Comment by Plasmoid2000ad

25 days ago

Yes - but perpetual purchases have an interesting gotcha that Microsoft didn't realise at first. To encourage subscription over perpetual, ongoing or evergreen updates are limited to subscription version.

Office 2024 has every feature that was added since Office 2021 to the subscription version - while a chunk of loyal customers are unaware of them. Back when Google was competing hard with Google Suite, a big perception problem formed with the perpetual customers believing and convincing others that Google were far ahead, with collab editing and other features - after Office had added equivalent.

So for me, If there's a subscription and one-time option - I wonder if the one-time gets all updates going forward. If it doesn't, I realise that they'll regret that if competition picks up, and try to fix it later. If it does include updates... I worry it will be like many other lifetime updates one-time purchases - when competition is low they'll renege on that promise.

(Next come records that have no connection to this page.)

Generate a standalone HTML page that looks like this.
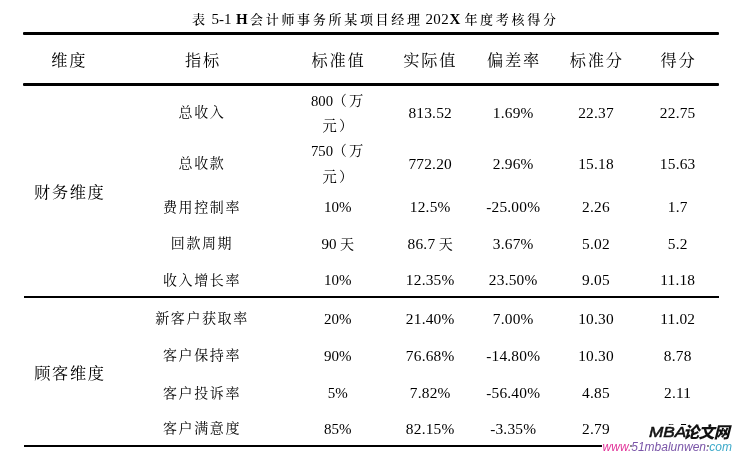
<!DOCTYPE html>
<html lang="zh-CN"><head><meta charset="utf-8"><title>表 5-1</title>
<style>
html,body{margin:0;padding:0;background:#fff;}
body{width:734px;height:453px;position:relative;overflow:hidden;color:#000;
 font-family:"Liberation Serif","Noto Serif CJK SC",serif;}
.t{position:absolute;white-space:nowrap;transform:translate(-50%,-50%);line-height:1;}
.cap{font-size:13px;transform:translate(0,-50%);}
.cap .k{letter-spacing:2.7px;font-weight:500;}
.cap .l{font-size:15px;letter-spacing:0.4px}
.h{font-size:16.2px;letter-spacing:1.8px;margin-left:0.9px;}
.d{font-size:14px;letter-spacing:1.6px;margin-left:0px;}
.dim{font-size:16.2px;letter-spacing:1.6px;margin-left:0.8px}
.n{font-size:15.4px;letter-spacing:0.2px;margin-left:0.2px}
.n .cj{font-size:14px;}
.n3{font-size:15px;letter-spacing:0;margin-left:0.3px}
.tl{transform:translate(0,-50%);}
.u{font-size:14.7px;}
.uc{font-size:14.3px;}
.ln{position:absolute;background:#000;}
.cj{letter-spacing:0;}
.wm{position:absolute;background:#fff;}
.ws{font-family:'Liberation Sans','Noto Sans CJK SC',sans-serif;font-style:italic;color:#111;}
</style></head><body>
<div class="t cap" style="left:192.0px;top:19px"><span class="k">表</span></div>
<div class="t cap" style="left:211.5px;top:19px"><span class="l" style="letter-spacing:0">5-1</span></div>
<div class="t cap" style="left:236.0px;top:19px"><b class="l">H</b></div>
<div class="t cap" style="left:250.0px;top:19px"><span class="k">会计师事务所某项目经理</span></div>
<div class="t cap" style="left:425.4px;top:19px"><span class="l">202</span></div>
<div class="t cap" style="left:449.6px;top:19px"><b class="l">X</b></div>
<div class="t cap" style="left:464.4px;top:19px"><span class="k">年度考核得分</span></div>
<div class="ln" style="left:23.2px;top:32px;width:696px;height:3px;border-radius:1px"></div>
<div class="ln" style="left:23.2px;top:83px;width:696px;height:3px;border-radius:1px"></div>
<div class="ln" style="left:23.6px;top:296px;width:695.6px;height:2px"></div>
<div class="ln" style="left:23.6px;top:445px;width:695.6px;height:2px"></div>
<div class="t h" style="left:68.3px;top:61.2px">维度</div>
<div class="t h" style="left:202.0px;top:61.2px">指标</div>
<div class="t h" style="left:337.5px;top:61.2px">标准值</div>
<div class="t h" style="left:429.3px;top:61.2px">实际值</div>
<div class="t h" style="left:513.0px;top:61.2px">偏差率</div>
<div class="t h" style="left:595.8px;top:61.2px">标准分</div>
<div class="t h" style="left:677.5px;top:61.2px">得分</div>
<div class="t dim" style="left:68.9px;top:192.8px">财务维度</div>
<div class="t dim" style="left:69.1px;top:373.9px">顾客维度</div>
<div class="t tl u" style="left:311px;top:100.5px">800</div>
<div class="t tl uc" style="left:332.4px;top:100.5px">（</div>
<div class="t tl uc" style="left:349px;top:100.5px">万</div>
<div class="t tl uc" style="left:322.6px;top:126.4px">元</div>
<div class="t tl uc" style="left:339px;top:126.4px">）</div>
<div class="t tl u" style="left:311px;top:150.5px">750</div>
<div class="t tl uc" style="left:332.4px;top:150.5px">（</div>
<div class="t tl uc" style="left:349px;top:150.5px">万</div>
<div class="t tl uc" style="left:322.6px;top:176.8px">元</div>
<div class="t tl uc" style="left:339px;top:176.8px">）</div>
<div class="t d" style="left:202px;top:112.9px">总收入</div>
<div class="t n" style="left:430px;top:113.3px">813.52</div>
<div class="t n" style="left:513px;top:113.3px">1.69%</div>
<div class="t n" style="left:595.8px;top:113.3px">22.37</div>
<div class="t n" style="left:677.5px;top:113.3px">22.75</div>
<div class="t d" style="left:202px;top:163.9px">总收款</div>
<div class="t n" style="left:430px;top:164.3px">772.20</div>
<div class="t n" style="left:513px;top:164.3px">2.96%</div>
<div class="t n" style="left:595.8px;top:164.3px">15.18</div>
<div class="t n" style="left:677.5px;top:164.3px">15.63</div>
<div class="t d" style="left:202px;top:207.8px">费用控制率</div>
<div class="t n n3" style="left:337.5px;top:207.4px">10%</div>
<div class="t n" style="left:430px;top:207.4px">12.5%</div>
<div class="t n" style="left:513px;top:207.4px">-25.00%</div>
<div class="t n" style="left:595.8px;top:207.4px">2.26</div>
<div class="t n" style="left:677.5px;top:207.4px">1.7</div>
<div class="t d" style="left:202px;top:244.2px">回款周期</div>
<div class="t n n3" style="left:337.5px;top:243.8px">90<span class="cj"> 天</span></div>
<div class="t n" style="left:430px;top:243.8px">86.7<span class="cj"> 天</span></div>
<div class="t n" style="left:513px;top:243.8px">3.67%</div>
<div class="t n" style="left:595.8px;top:243.8px">5.02</div>
<div class="t n" style="left:677.5px;top:243.8px">5.2</div>
<div class="t d" style="left:202px;top:280.6px">收入增长率</div>
<div class="t n n3" style="left:337.5px;top:280.2px">10%</div>
<div class="t n" style="left:430px;top:280.2px">12.35%</div>
<div class="t n" style="left:513px;top:280.2px">23.50%</div>
<div class="t n" style="left:595.8px;top:280.2px">9.05</div>
<div class="t n" style="left:677.5px;top:280.2px">11.18</div>
<div class="t d" style="left:202px;top:319.2px">新客户获取率</div>
<div class="t n n3" style="left:337.5px;top:318.8px">20%</div>
<div class="t n" style="left:430px;top:318.8px">21.40%</div>
<div class="t n" style="left:513px;top:318.8px">7.00%</div>
<div class="t n" style="left:595.8px;top:318.8px">10.30</div>
<div class="t n" style="left:677.5px;top:318.8px">11.02</div>
<div class="t d" style="left:202px;top:356.1px">客户保持率</div>
<div class="t n n3" style="left:337.5px;top:355.7px">90%</div>
<div class="t n" style="left:430px;top:355.7px">76.68%</div>
<div class="t n" style="left:513px;top:355.7px">-14.80%</div>
<div class="t n" style="left:595.8px;top:355.7px">10.30</div>
<div class="t n" style="left:677.5px;top:355.7px">8.78</div>
<div class="t d" style="left:202px;top:393.6px">客户投诉率</div>
<div class="t n n3" style="left:337.5px;top:393.2px">5%</div>
<div class="t n" style="left:430px;top:393.2px">7.82%</div>
<div class="t n" style="left:513px;top:393.2px">-56.40%</div>
<div class="t n" style="left:595.8px;top:393.2px">4.85</div>
<div class="t n" style="left:677.5px;top:393.2px">2.11</div>
<div class="t d" style="left:202px;top:428.9px">客户满意度</div>
<div class="t n n3" style="left:337.5px;top:428.5px">85%</div>
<div class="t n" style="left:430px;top:428.5px">82.15%</div>
<div class="t n" style="left:513px;top:428.5px">-3.35%</div>
<div class="t n" style="left:595.8px;top:428.5px">2.79</div>
<div class="t n" style="left:677.5px;top:428.5px">2.5</div>
<div class="wm" style="left:642px;top:425px;width:92px;height:17px"></div>
<div class="wm" style="left:601.6px;top:441px;width:133px;height:12px"></div>
<div class="ln" style="left:630.2px;top:445.2px;width:1.6px;height:1.4px;background:#8a8a8a"></div>
<div class="ln" style="left:707.2px;top:445.2px;width:1.6px;height:1.4px;background:#8a8a8a"></div>
<div class="t tl ws" style="left:648.6px;top:432.3px;font-size:15.4px;-webkit-text-stroke:0.55px #111;transform-origin:0 50%;transform:translate(0,-50%) scaleX(1.12)">MBA</div>
<div class="t tl ws" style="left:683.2px;top:433.2px;font-size:16px;font-weight:900;letter-spacing:-0.7px;">论文网</div>
<div class="t tl ws" style="left:602.6px;top:446.9px;font-size:12px;"><span style="color:#e2359a">www.</span><span style="color:#7a55a8">51mbalunwen.</span><span style="color:#3ba9c9">com</span></div>
</body></html>
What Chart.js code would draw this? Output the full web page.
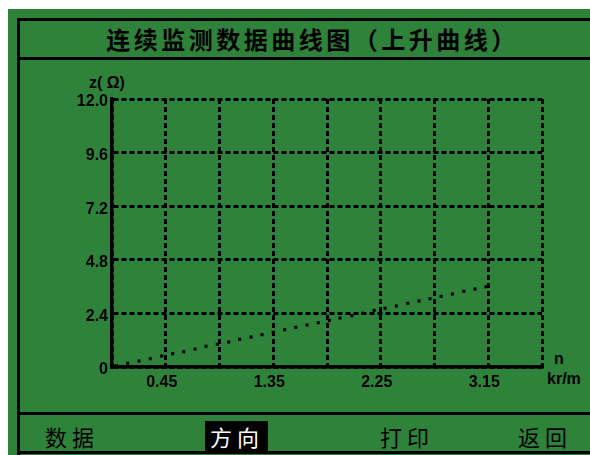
<!DOCTYPE html>
<html>
<head>
<meta charset="utf-8">
<script src="https://cdn.jsdelivr.net/npm/chart.js@4/dist/chart.umd.min.js"></script>
<style>
  html, body { margin: 0; padding: 0; background: #ffffff; width: 590px; height: 455px; overflow: hidden; }
  #bg { position: absolute; left: 8px; top: 9px; width: 582px; height: 446px; background: #2e8239; }
  .ln { position: absolute; background: #000; }
  #title { position: absolute; left: 17px; width: 573px; top: 21px; height: 36px; line-height: 36px; text-align: center;
           font-family: "Noto Sans CJK SC", sans-serif; font-weight: 700; font-size: 24px; letter-spacing: 3.5px; color: #000; padding-left: 18px; box-sizing: border-box; }
  .btn { position: absolute; top: 421px; height: 30px; line-height: 30px; font-family: "Noto Sans CJK SC", sans-serif;
         font-weight: 400; font-size: 22px; letter-spacing: 5px; color: #000; white-space: nowrap; }
  .btn.sel { background: #000; color: #fff; padding-left: 5px; width: 58px; }
  .lab { position: absolute; font-family: "Liberation Sans", Arial, sans-serif; font-weight: 700; font-size: 16px; color: #000; white-space: nowrap; line-height: 1; }
  canvas { position: absolute; left: 0; top: 0; }
</style>
</head>
<body>
<div id="bg"></div>
<div class="ln" style="left:17px;top:18px;width:3px;height:437px;"></div>
<div class="ln" style="left:17px;top:18px;width:573px;height:3px;"></div>
<div class="ln" style="left:17px;top:57px;width:573px;height:3px;"></div>
<div class="ln" style="left:17px;top:412px;width:573px;height:3px;"></div>
<div class="ln" style="left:17px;top:451px;width:573px;height:3px;"></div>
<div id="title">连续监测数据曲线图（上升曲线）</div>
<div class="btn" style="left:45px;">数据</div>
<div class="btn sel" style="left:205px;">方向</div>
<div class="btn" style="left:380px;">打印</div>
<div class="btn" style="left:518px;">返回</div>
<div class="lab" style="left:89px;top:75px;">z( Ω)</div>
<div class="lab" style="left:554px;top:351px;">n</div>
<div class="lab" style="left:547px;top:371px;">kr/m</div>
<canvas id="c" width="590" height="455"></canvas>
<script>
// Data
const nValues = [0.037, 0.131, 0.226, 0.321, 0.416, 0.508, 0.600, 0.695, 0.787, 0.882, 0.977,
                 1.069, 1.164, 1.256, 1.350, 1.446, 1.538, 1.633, 1.727, 1.820, 1.909, 2.007,
                 2.099, 2.194, 2.286, 2.380, 2.476, 2.570, 2.662, 2.755, 2.849, 2.945, 3.039, 3.131];
const zValues = [0.06, 0.166, 0.269, 0.372, 0.493, 0.596, 0.685, 0.806, 0.927, 1.017, 1.120,
                 1.240, 1.343, 1.446, 1.554, 1.670, 1.778, 1.881, 1.984, 2.080, 2.194, 2.297,
                 2.405, 2.539, 2.629, 2.732, 2.853, 2.956, 3.059, 3.166, 3.269, 3.390, 3.493, 3.596];
const xTicks = [0, 0.45, 0.9, 1.35, 1.8, 2.25, 2.7, 3.15, 3.6];
const xTickLabels = ['', '0.45', '', '1.35', '', '2.25', '', '3.15', ''];
const yTicks = [0, 2.4, 4.8, 7.2, 9.6, 12.0];
const yTickLabels = ['0', '2.4', '4.8', '7.2', '9.6', '12.0'];

const points = nValues.map((n, i) => ({ x: n, y: zValues[i] }));
const tickFont = { family: '"Liberation Sans", Arial, sans-serif', weight: 'bold', size: 16 };

new Chart(document.getElementById('c'), {
  type: 'scatter',
  data: {
    datasets: [{
      data: points,
      showLine: false,
      pointStyle: 'rect',
      pointRadius: 2.2,
      pointBorderWidth: 0,
      pointBackgroundColor: '#000',
      pointBorderColor: '#000'
    }]
  },
  options: {
    responsive: false,
    animation: false,
    events: [],
    layout: { padding: { left: 0, top: 99, right: 48, bottom: 58 } },
    plugins: { legend: { display: false }, tooltip: { enabled: false } },
    scales: {
      x: {
        type: 'linear', min: 0, max: 3.6,
        afterBuildTicks: s => { s.ticks = xTicks.map(v => ({ value: v })); },
        afterFit: s => { s.height = 30; },
        ticks: {
          color: '#000', font: tickFont, padding: 6, labelOffset: -4, maxRotation: 0, autoSkip: false,
          callback: (v, i) => xTickLabels[i]
        },
        grid: { color: '#000', lineWidth: 3, drawTicks: false },
        border: { display: true, color: '#000', width: 3.5, dash: [5, 3] }
      },
      y: {
        type: 'linear', min: 0, max: 12,
        afterBuildTicks: s => { s.ticks = yTicks.map(v => ({ value: v })); },
        afterFit: s => { s.width = 112; },
        ticks: {
          color: '#000', font: tickFont, padding: 4, labelOffset: 3, autoSkip: false,
          callback: (v, i) => yTickLabels[i]
        },
        grid: { color: '#000', lineWidth: 3, drawTicks: false },
        border: { display: true, color: '#000', width: 3.5, dash: [5, 3] }
      }
    }
  }
});
</script>
</body>
</html>
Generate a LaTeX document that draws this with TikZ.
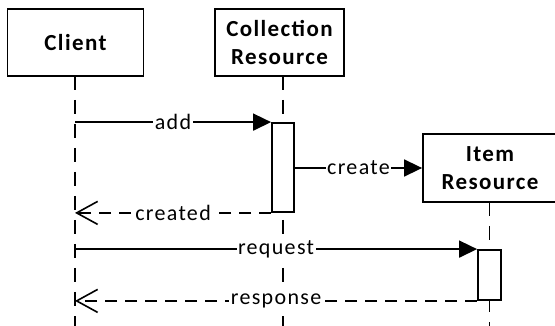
\documentclass[tikz,border=0pt]{standalone}
\usepackage{fontspec}
\setmainfont{Carlito}[LetterSpace=6]
\usetikzlibrary{arrows.meta}

\tikzset{
  lifebox/.style={draw, line width=1.8pt, fill=white, align=center, font=\bfseries\fontsize{23}{28}\selectfont, inner sep=0pt},
  actbox/.style={draw, line width=1.8pt, fill=white, inner sep=0pt},
  lifeline/.style={line width=1.8pt, dash pattern=on 14pt off 10pt},
  callmsg/.style={line width=1.6pt, -{Triangle[length=18pt,width=17pt]}},
  replymsg/.style={line width=1.6pt, dash pattern=on 12pt off 8pt, -{Straight Barb[length=21pt,width=23pt]}},
  msglabel/.style={fill=white, inner sep=1.5pt, font=\fontsize{22}{26}\selectfont},
}

\begin{document}
\begin{tikzpicture}[x=1pt, y=-1pt]
  \useasboundingbox (0,0) rectangle (555,326);

  % participants
  \node[lifebox, minimum width=136pt, minimum height=67pt] (client) at (75.5,42.5) {Client};
  \node[lifebox, minimum width=129pt, minimum height=67pt] (coll) at (279.5,42.5) {Collection\\Resource};

  % lifeline anchors
  \coordinate (clTop) at (75,76);
  \coordinate (clBot) at (75,326);
  \coordinate (coTop) at (283,76);
  \coordinate (coBot) at (283,326);
  \coordinate (itTop) at (489.5,202);
  \coordinate (itBot) at (489.5,326);

  \draw[lifeline] (clTop) -- (clBot);
  \draw[lifeline] (coTop) -- (coBot);
  \draw[lifeline] (itTop) -- (itBot);

  % activations
  \node[actbox, minimum width=22pt, minimum height=89pt] (act1) at (283,167.5) {};
  \node[actbox, minimum width=23pt, minimum height=50pt] (act2) at (489.5,275) {};

  % created participant
  \node[lifebox, minimum width=134pt, minimum height=68pt] (item) at (490,168) {Item\\Resource};

  % messages
  \draw[callmsg] (act1.north west -| clTop) -- node[msglabel] {add} (act1.north west);
  \draw[callmsg] (act1.east |- item.west) -- node[msglabel] {create} (item.west);
  \draw[replymsg] (act1.south west) -- node[msglabel] {created} (act1.south west -| clTop);
  \draw[callmsg] (act2.north west -| clTop) -- node[msglabel] {request} (act2.north west);
  \draw[replymsg] (act2.south west) -- node[msglabel] {response} (act2.south west -| clTop);
\end{tikzpicture}
\end{document}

> To encourage subscription over perpetual, ongoing or evergreen updates are limited to subscription version.

Of course ... ? Before the subscription model, you wouldn't get free Office upgrades.

  • You would definitely not get free upgrades for Office. You would get minor point release updates. You also had to upgrade the Mac version often for:

    - the System 7 transition

    - the 040 Macs and to get a “32 bit clean version”

    - to get the full speed of running natively on PPC Macs

    - to get a native OS X version instead of one that ran in the OS 9 sandbox

    - the Intel transition to get native performance.

    I would much rather pay $150 (?) a year for a five user license where each user gets 1TB of storage and each user can use Office across Macs, Windows, iPhones and iPads.

    It’s the same price as Dropbox’s 2TB plan and all you get for that is storage.

    On a related note: Steve Jobs was right - Dropbox is a feature not a product.

  • Yes. That sentence is setup for the speculation in the third paragraph. Folks in this sub-thread are wondering how the one-time price option plays out with Apple Creator Studio.

    • If you look at Office 365, OneDrive, Teams, SharePoint and Exchange Online as well as AI services and coauthoring are not included in the one time purchase price, as these require ongoing infrastructure supplied by Microsoft.

      If you look at Adobe Creative Cloud, you see cloud storage and cloud libraries for maintaining files and assets and sharing them for collaboration, Behance, asset licensing such as Adobe Fonts, and generative AI tooling, as well as a pile of additional apps which were never sold separately. There's also tutorials to help you learn that smattering of apps and plugins.

      Apple Creator Studio is a service, so there will likely be at least some product development going to create exclusive functionality - likely in the form of new apps which cannot be bought separately, content packs, AI integrations, additional collaboration features relying on hosted infrastructure, and so on. Since a lot of the storage features and base collaboration are instead part of the iCloud infrastructure, that last point may be a tricky line to walk though.

So far from what I can tell, Final Cut Pro has gotten perpetual updates. Since you can only buy it via the Mac App Store, ther can’t do upgrade pricing.

  • They could - and some of the 3rd party vendors did: There is a 1Password 7 and a 1Password 8. There was also a Things 1/2, which is now a Things 3. it usually works by creating a new app, and not updating the old one anymore.